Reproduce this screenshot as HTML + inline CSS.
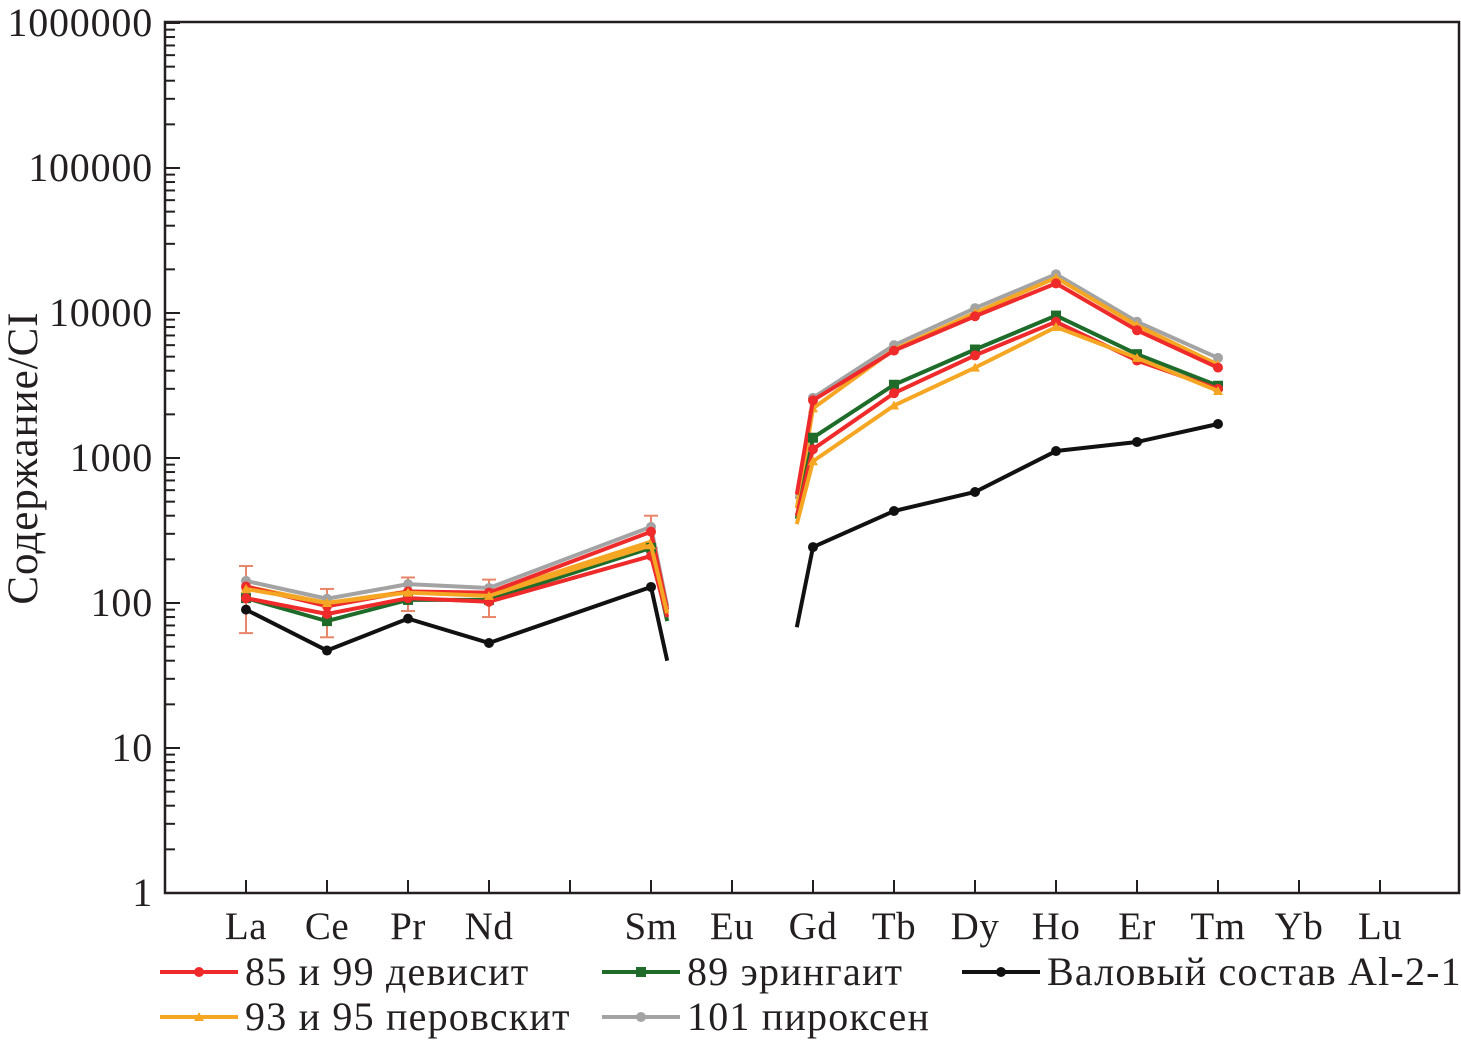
<!DOCTYPE html>
<html><head><meta charset="utf-8"><style>
body{margin:0;background:#fff;}
svg{display:block;font-family:"Liberation Serif","DejaVu Serif",serif;}
</style></head><body>
<svg id="chart" width="1461" height="1042" viewBox="0 0 1461 1042" xmlns="http://www.w3.org/2000/svg"></svg>
<script>
const categories=["La","Ce","Pr","Nd","Pm","Sm","Eu","Gd","Tb","Dy","Ho","Er","Tm","Yb","Lu"];
const catLabels=["La","Ce","Pr","Nd","","Sm","Eu","Gd","Tb","Dy","Ho","Er","Tm","Yb","Lu"];
const yTicks=[1,10,100,1000,10000,100000,1000000];
const lightCats=["La","Ce","Pr","Nd","Sm"];
const heavyCats=["Gd","Tb","Dy","Ho","Er","Tm"];
const red1Light=[130,95,120,118,310], red1Tail=90, red1Lead=560, red1Heavy=[2500,5500,9500,16000,7600,4200];
const red2Light=[108,84,108,102,211], red2Tail=80, red2Lead=400, red2Heavy=[1150,2800,5100,8700,4700,3000];
const greenLight=[108,75,105,105,240], greenTail=75, greenLead=380, greenHeavy=[1380,3200,5600,9600,5200,3150];
const orange1Light=[130,100,120,115,265], orange1Tail=85, orange1Lead=450, orange1Heavy=[2200,5600,10000,17500,8200,4400];
const orange2Light=[125,100,118,112,250], orange2Tail=85, orange2Lead=350, orange2Heavy=[950,2300,4200,8000,4900,2900];
const grayLight=[142,107,135,127,335], grayTail=95, grayLead=520, grayHeavy=[2600,6000,10800,18500,8700,4900];
const blackLight=[90,47,78,53,129], blackTail=40, blackLead=68, blackHeavy=[243,431,583,1117,1290,1716];
const errLight=[[62,180],[58,125],[88,150],[80,145],[240,400]];

const X0=246, DX=81, YB=893, DEC=145;
const xS=c=>X0+categories.indexOf(c)*DX;
const yS=v=>YB-Math.log10(v)*DEC;
const svg=document.getElementById('chart');
const NS="http://www.w3.org/2000/svg";
function mk(t,a,p){const e=document.createElementNS(NS,t);for(const k in a)e.setAttribute(k,a[k]);(p||svg).appendChild(e);return e;}

const frame=mk('rect',{x:165,y:22,width:1294,height:871,fill:'none',stroke:'#231f20','stroke-width':2.5});


const yAxis=mk('g',{});


yTicks.forEach((v,i)=>{
  const y=yS(v);
  mk('line',{x1:165,x2:180,y1:y,y2:y,stroke:'#231f20','stroke-width':2},yAxis);
  const t=mk('text',{x:153,y:y+13,'text-anchor':'end','font-size':40,'letter-spacing':0.8,fill:'#231f20'},yAxis);
  t.textContent=String(v);
  
  
  if(i<yTicks.length-1){for(let m=2;m<10;m++){const ym=yS(v*m);mk('line',{x1:165,x2:175,y1:ym,y2:ym,stroke:'#231f20','stroke-width':2},yAxis);}}
});
const xAxis=mk('g',{});


categories.forEach((c,i)=>{
  const x=xS(c);
  mk('line',{x1:x,x2:x,y1:YB,y2:YB-13,stroke:'#231f20','stroke-width':2},xAxis);
  if(catLabels[i]){const t=mk('text',{x:x,y:939,'text-anchor':'middle','font-size':39,'letter-spacing':0.5,fill:'#231f20'},xAxis);t.textContent=catLabels[i];
  
  }
});
const yt=mk('text',{x:0,y:0,transform:'translate(37,458) rotate(-90)','text-anchor':'middle','font-size':43,'letter-spacing':1,fill:'#231f20'});
yt.textContent='Содержание/CI';



const eg=mk('g',{});


errLight.forEach((r,i)=>{const x=xS(lightCats[i]);
  mk('line',{x1:x,x2:x,y1:yS(r[0]),y2:yS(r[1]),stroke:'#e8866a','stroke-width':2},eg);
  mk('line',{x1:x-7,x2:x+7,y1:yS(r[0]),y2:yS(r[0]),stroke:'#e8866a','stroke-width':2},eg);
  mk('line',{x1:x-7,x2:x+7,y1:yS(r[1]),y2:yS(r[1]),stroke:'#e8866a','stroke-width':2},eg);});

function marker(g,type,x,y,col){
  if(type==='circle')return mk('circle',{cx:x,cy:y,r:5,fill:col},g);
  if(type==='square')return mk('rect',{x:x-5,y:y-5,width:10,height:10,fill:col},g);
  if(type==='tri')return mk('path',{d:`M${x},${y-5}L${x+5},${y+4}L${x-5},${y+4}Z`,fill:col},g);
}
function series(name,col,type,light,tail,lead,heavy){
  const g=mk('g',{});
  
  
  const xSm=xS('Sm'), xGd=xS('Gd');
  const p1=light.map((v,i)=>[xS(lightCats[i]),yS(v)]);
  p1.push([xSm+0.2*DX,yS(tail)]);
  const p2=[[xGd-0.2*DX,yS(lead)]].concat(heavy.map((v,i)=>[xS(heavyCats[i]),yS(v)]));
  [p1,p2].forEach(p=>mk('polyline',{points:p.map(q=>q.join(',')).join(' '),fill:'none',stroke:col,'stroke-width':4,'stroke-linejoin':'round'},g));
  p1.slice(0,-1).concat(p2.slice(1)).forEach(q=>marker(g,type,q[0],q[1],col));
}
series('series-pyroxene-101','#a3a3a3','circle',grayLight,grayTail,grayLead,grayHeavy);
series('series-perovskite-upper','#f5a623','tri',orange1Light,orange1Tail,orange1Lead,orange1Heavy);
series('series-devisite-upper','#ee2a2a','circle',red1Light,red1Tail,red1Lead,red1Heavy);
series('series-eringaite-89','#1e6b2a','square',greenLight,greenTail,greenLead,greenHeavy);
series('series-devisite-lower','#ee2a2a','circle',red2Light,red2Tail,red2Lead,red2Heavy);
series('series-perovskite-lower','#f5a623','tri',orange2Light,orange2Tail,orange2Lead,orange2Heavy);
series('series-bulk-al-2-1','#111','circle',blackLight,blackTail,blackLead,blackHeavy);

const legend=[["legend-devisite",'#ee2a2a','circle',160,972,'85 и 99 девисит'],
["legend-eringaite",'#1e6b2a','square',602,972,'89 эрингаит'],
["legend-bulk",'#111','circle',962,972,'Валовый состав Al-2-1'],
["legend-perovskite",'#f5a623','tri',160,1017,'93 и 95 перовскит'],
["legend-pyroxene",'#a3a3a3','circle',602,1017,'101 пироксен']];
legend.forEach(l=>{
  const g=mk('g',{});
  
  
  mk('line',{x1:l[3],x2:l[3]+78,y1:l[4],y2:l[4],stroke:l[1],'stroke-width':4},g);
  marker(g,l[2],l[3]+39,l[4],l[1]);
  const t=mk('text',{x:l[3]+85,y:l[4]+13,'font-size':40,'letter-spacing':1.2,fill:'#231f20'},g);
  t.textContent=l[5];
});
</script>
</body></html>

Direction - Transcribe the material exactly, keeping every word and none of the pictures.

Reply to the task -
Reproduce this screenshot as HTML + inline CSS.
<!DOCTYPE html>
<html><head><meta charset="utf-8"><style>
body{margin:0;background:#fff;}
svg{display:block;font-family:"Liberation Serif","DejaVu Serif",serif;}
</style></head><body>
<svg id="chart" width="1461" height="1042" viewBox="0 0 1461 1042" xmlns="http://www.w3.org/2000/svg"></svg>
<script>
const categories=["La","Ce","Pr","Nd","Pm","Sm","Eu","Gd","Tb","Dy","Ho","Er","Tm","Yb","Lu"];
const catLabels=["La","Ce","Pr","Nd","","Sm","Eu","Gd","Tb","Dy","Ho","Er","Tm","Yb","Lu"];
const yTicks=[1,10,100,1000,10000,100000,1000000];
const lightCats=["La","Ce","Pr","Nd","Sm"];
const heavyCats=["Gd","Tb","Dy","Ho","Er","Tm"];
const red1Light=[130,95,120,118,310], red1Tail=90, red1Lead=560, red1Heavy=[2500,5500,9500,16000,7600,4200];
const red2Light=[108,84,108,102,211], red2Tail=80, red2Lead=400, red2Heavy=[1150,2800,5100,8700,4700,3000];
const greenLight=[108,75,105,105,240], greenTail=75, greenLead=380, greenHeavy=[1380,3200,5600,9600,5200,3150];
const orange1Light=[130,100,120,115,265], orange1Tail=85, orange1Lead=450, orange1Heavy=[2200,5600,10000,17500,8200,4400];
const orange2Light=[125,100,118,112,250], orange2Tail=85, orange2Lead=350, orange2Heavy=[950,2300,4200,8000,4900,2900];
const grayLight=[142,107,135,127,335], grayTail=95, grayLead=520, grayHeavy=[2600,6000,10800,18500,8700,4900];
const blackLight=[90,47,78,53,129], blackTail=40, blackLead=68, blackHeavy=[243,431,583,1117,1290,1716];
const errLight=[[62,180],[58,125],[88,150],[80,145],[240,400]];

const X0=246, DX=81, YB=893, DEC=145;
const xS=c=>X0+categories.indexOf(c)*DX;
const yS=v=>YB-Math.log10(v)*DEC;
const svg=document.getElementById('chart');
const NS="http://www.w3.org/2000/svg";
function mk(t,a,p){const e=document.createElementNS(NS,t);for(const k in a)e.setAttribute(k,a[k]);(p||svg).appendChild(e);return e;}

const frame=mk('rect',{x:165,y:22,width:1294,height:871,fill:'none',stroke:'#231f20','stroke-width':2.5});


const yAxis=mk('g',{});


yTicks.forEach((v,i)=>{
  const y=yS(v);
  mk('line',{x1:165,x2:180,y1:y,y2:y,stroke:'#231f20','stroke-width':2},yAxis);
  const t=mk('text',{x:153,y:y+13,'text-anchor':'end','font-size':40,'letter-spacing':0.8,fill:'#231f20'},yAxis);
  t.textContent=String(v);
  
  
  if(i<yTicks.length-1){for(let m=2;m<10;m++){const ym=yS(v*m);mk('line',{x1:165,x2:175,y1:ym,y2:ym,stroke:'#231f20','stroke-width':2},yAxis);}}
});
const xAxis=mk('g',{});


categories.forEach((c,i)=>{
  const x=xS(c);
  mk('line',{x1:x,x2:x,y1:YB,y2:YB-13,stroke:'#231f20','stroke-width':2},xAxis);
  if(catLabels[i]){const t=mk('text',{x:x,y:939,'text-anchor':'middle','font-size':39,'letter-spacing':0.5,fill:'#231f20'},xAxis);t.textContent=catLabels[i];
  
  }
});
const yt=mk('text',{x:0,y:0,transform:'translate(37,458) rotate(-90)','text-anchor':'middle','font-size':43,'letter-spacing':1,fill:'#231f20'});
yt.textContent='Содержание/CI';



const eg=mk('g',{});


errLight.forEach((r,i)=>{const x=xS(lightCats[i]);
  mk('line',{x1:x,x2:x,y1:yS(r[0]),y2:yS(r[1]),stroke:'#e8866a','stroke-width':2},eg);
  mk('line',{x1:x-7,x2:x+7,y1:yS(r[0]),y2:yS(r[0]),stroke:'#e8866a','stroke-width':2},eg);
  mk('line',{x1:x-7,x2:x+7,y1:yS(r[1]),y2:yS(r[1]),stroke:'#e8866a','stroke-width':2},eg);});

function marker(g,type,x,y,col){
  if(type==='circle')return mk('circle',{cx:x,cy:y,r:5,fill:col},g);
  if(type==='square')return mk('rect',{x:x-5,y:y-5,width:10,height:10,fill:col},g);
  if(type==='tri')return mk('path',{d:`M${x},${y-5}L${x+5},${y+4}L${x-5},${y+4}Z`,fill:col},g);
}
function series(name,col,type,light,tail,lead,heavy){
  const g=mk('g',{});
  
  
  const xSm=xS('Sm'), xGd=xS('Gd');
  const p1=light.map((v,i)=>[xS(lightCats[i]),yS(v)]);
  p1.push([xSm+0.2*DX,yS(tail)]);
  const p2=[[xGd-0.2*DX,yS(lead)]].concat(heavy.map((v,i)=>[xS(heavyCats[i]),yS(v)]));
  [p1,p2].forEach(p=>mk('polyline',{points:p.map(q=>q.join(',')).join(' '),fill:'none',stroke:col,'stroke-width':4,'stroke-linejoin':'round'},g));
  p1.slice(0,-1).concat(p2.slice(1)).forEach(q=>marker(g,type,q[0],q[1],col));
}
series('series-pyroxene-101','#a3a3a3','circle',grayLight,grayTail,grayLead,grayHeavy);
series('series-perovskite-upper','#f5a623','tri',orange1Light,orange1Tail,orange1Lead,orange1Heavy);
series('series-devisite-upper','#ee2a2a','circle',red1Light,red1Tail,red1Lead,red1Heavy);
series('series-eringaite-89','#1e6b2a','square',greenLight,greenTail,greenLead,greenHeavy);
series('series-devisite-lower','#ee2a2a','circle',red2Light,red2Tail,red2Lead,red2Heavy);
series('series-perovskite-lower','#f5a623','tri',orange2Light,orange2Tail,orange2Lead,orange2Heavy);
series('series-bulk-al-2-1','#111','circle',blackLight,blackTail,blackLead,blackHeavy);

const legend=[["legend-devisite",'#ee2a2a','circle',160,972,'85 и 99 девисит'],
["legend-eringaite",'#1e6b2a','square',602,972,'89 эрингаит'],
["legend-bulk",'#111','circle',962,972,'Валовый состав Al-2-1'],
["legend-perovskite",'#f5a623','tri',160,1017,'93 и 95 перовскит'],
["legend-pyroxene",'#a3a3a3','circle',602,1017,'101 пироксен']];
legend.forEach(l=>{
  const g=mk('g',{});
  
  
  mk('line',{x1:l[3],x2:l[3]+78,y1:l[4],y2:l[4],stroke:l[1],'stroke-width':4},g);
  marker(g,l[2],l[3]+39,l[4],l[1]);
  const t=mk('text',{x:l[3]+85,y:l[4]+13,'font-size':40,'letter-spacing':1.2,fill:'#231f20'},g);
  t.textContent=l[5];
});
</script>
</body></html>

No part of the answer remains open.